On a Saturday I took J to dance with Ginny Martin. The lessons are wonderful—Ginny is a warm and positive presence, the children are uninhibited and joyful, and, unlike many dance classes, there’s no prescribed dress code except bare feet. I sat with a friend who had two daughters—one attending class, and her sister, who was not yet old enough to enroll. Little sister pulled off her shoes and socks so she could be barefoot like the dancers, and she watched intently, entirely absorbed. It’s true that she’s too young to participate in the class and feel successful (that’s what Ginny would say), and lucky for everyone, she’s still content to watch. But eventually the desire to dance and participate will be overwhelming, and sitting on the sidelines for 45 minutes will be torture.
When you have a very small infant, you can stow the precious child in the infant car seat and carry her around like a rather heavy, clunky handbag. Your older child can spend some blissful time pretending like that new kid doesn’t exist (oh, wait, was my kid the only one who felt that way? Why did all the other big siblings cover their babies with kisses?). It’s an excellent transition time. Then, sooner than you might expect, your baby will be grown-up enough to have strong opinions about your activities.

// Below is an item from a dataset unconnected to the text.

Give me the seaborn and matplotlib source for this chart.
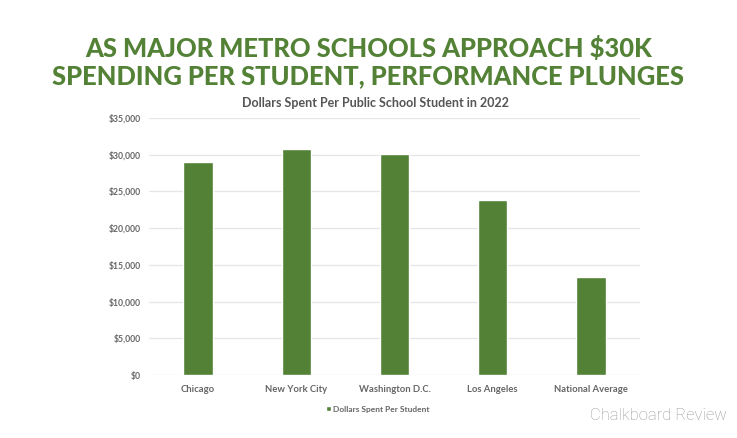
import pandas as pd
import matplotlib
matplotlib.use("Agg")
import matplotlib.pyplot as plt
import seaborn as sns
from matplotlib.ticker import FuncFormatter

cities = ["Chicago", "New York City", "Washington D.C.", "Los Angeles", "National Average"]
spending = [29000, 30750, 30050, 23900, 13400]
series_name = "Dollars Spent Per Student"
y_ticks = [0, 5000, 10000, 15000, 20000, 25000, 30000, 35000]

GREEN = "#538135"

df = pd.DataFrame({"city": cities, "spending": spending, "series": series_name})

sns.set_theme(style="white")
plt.rcParams["font.family"] = ["Lato", "DejaVu Sans"]

fig = plt.figure(figsize=(7.37, 4.38), dpi=100)
ax = fig.add_axes([149 / 737, 1 - 375 / 438, 491 / 737, 257 / 438])

sns.barplot(data=df, x="city", y="spending", hue="series", palette=[GREEN],
            width=0.3, dodge=False, ax=ax, saturation=1)

ax.set_ylim(0, 35000)
ax.set_yticks(y_ticks)
ax.yaxis.set_major_formatter(FuncFormatter(lambda v, p: f"${v:,.0f}"))
ax.grid(axis="y", color="#e6e6e6", linewidth=0.9)
ax.set_axisbelow(True)
for s in ax.spines.values():
    s.set_visible(False)
ax.set_xlabel("")
ax.set_ylabel("")
ax.tick_params(axis="y", length=0, pad=6, labelsize=6.2, labelcolor="#666666")
ax.tick_params(axis="x", length=0, pad=7, labelsize=6.8, labelcolor="#666666")
for t in ax.get_yticklabels() + ax.get_xticklabels():
    t.set_fontweight("bold")

ax.legend(loc="upper center", bbox_to_anchor=(0.466, -0.09), frameon=False,
          handlelength=0.6, handleheight=0.6, handletextpad=0.3,
          labelcolor="#666666", prop={"weight": "bold", "size": 6})

fig.text(0.5, 1 - 48 / 438, "AS MAJOR METRO SCHOOLS APPROACH $30K", ha="center", va="center",
         color=GREEN, fontsize=18.4, fontweight="black")
fig.text(0.5, 1 - 76 / 438, "SPENDING PER STUDENT, PERFORMANCE PLUNGES", ha="center", va="center",
         color=GREEN, fontsize=18.4, fontweight="black")
fig.text(375 / 737, 1 - 103 / 438, "Dollars Spent Per Public School Student in 2022", ha="center",
         va="center", color="#555555", fontsize=9, fontweight="bold")
fig.text(727 / 737, 1 - 415 / 438, "Chalkboard Review", ha="right", va="center",
         color="#999999", fontsize=12, family=["Roboto", "DejaVu Sans"], fontweight="light")

fig.savefig("out.png", dpi=100)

Back when J was a tiny infant, I took her along with me & M to Tumbling Tykes. This was Tykes “old school”, before Stacy bought the place, back when Marcy was usually the teacher. Moms would casually park their infant car seats in a corner and gossip while the toddlers had fun. But at a certain point, leaving the child parked just didn’t seem nice anymore. No problem, I thought, I’ll pop her in the Baby Bjorn. Now, I don’t know if they still do it, but back then, there was a rather threadbare puppy-dog puppet, Tyke, who would dance about on Marcy’s hand welcoming each child by name, often complete with a kiss. The kids loved it. But the problem was, Tyke only welcomed the paying customers. I could certainly understand Tyke’s position. And yet. J was probably only 5 or 6 months old when I realized that she was watching the puppet attentively, looking forward to a sweet little puppy cuddle and greeting, and then watching the fleabag pass her by with no acknowledgment whatsoever. You could see her teensy infant confusion—can Tyke see me? I’m somebody, too, right? It was heartbreaking. And next thing I knew I was forking over money for a “gym” class for a child who could not even walk.
Tumbling Tykes was (and probably still is) a terrific mixed-age activity for the very young set, if you’re willing to fork over the cash. Same with Music Together and similar music programs. It’s an opportunity for everyone to do something fun together, even if they’re enjoying it on different levels. Singing and dancing together is a great bonding activity at our house—we do a lot of it. Sure: during class, will you spend part of the time nursing or diaper changing when your toddler urgently begs you to participate? But that’s how it is all the time, everywhere.
Is it possible that what’s super-fun for your bigger child is just way too much for the infant? Alas, yes. For a little while, I was doing some activity followed by a trip to the wonderful Guilderland Library. Unlike many of the libraries I’d visited, their storytimes included two of my favorite elements together: mixed age group and the elusive drop-in (instead of registering ahead for a program). I used to go on Thursday mornings with Miss Barbara, and the reading/music/more reading/film/craft was simply unbeatable. For the first few months of J’s life it was fabulous, and then, without warning, J began shrieking uncontrollably at the end of each storytime. In the library. Every single time we went. We just had to quit going for a while—it was way too stimulating. A few months later J had matured a bit. We picked up again and everyone could enjoy the activity.
It’s pretty rare to find an organized activity that’s exactly appropriate for both of your kids. They’re probably at least a year apart, and a year means a lot when you’ve only racked up two or three of them so far. And yet your sanity requires that you come up with some things to do. Casual, open-ended activities might work best—of course playing outside is terrific, but it can be tough to come up with stuff indoors. Indoor playgrounds are an excellent option. My girls were always big fans of Joyful Jumpers. Come to think of it, I love it, too, especially because there are comfortable couches for the grown-ups to sit and/or nurse on, and you can eat snacks or lunch, too—a plus now when it’s too cold to picnic. It might be worth it to invest in a family membership at a local museum, especially since many museums have special programs for free or reduced admission elsewhere. For example, as members of the Schenectady Museum, we were able to visit the Boston Children’s Museum and Boston’s Museum of Science as well as Liberty Science Center in Jersey City, NJ–all for free!
Finally, there’s the glorious playgroup. Getting together a good playgroup, even if the ages of the children are pretty mixed, might be the best & cheapest way to keep everybody happy during the long winter. In fact, it’s well worth its own post, one of these days.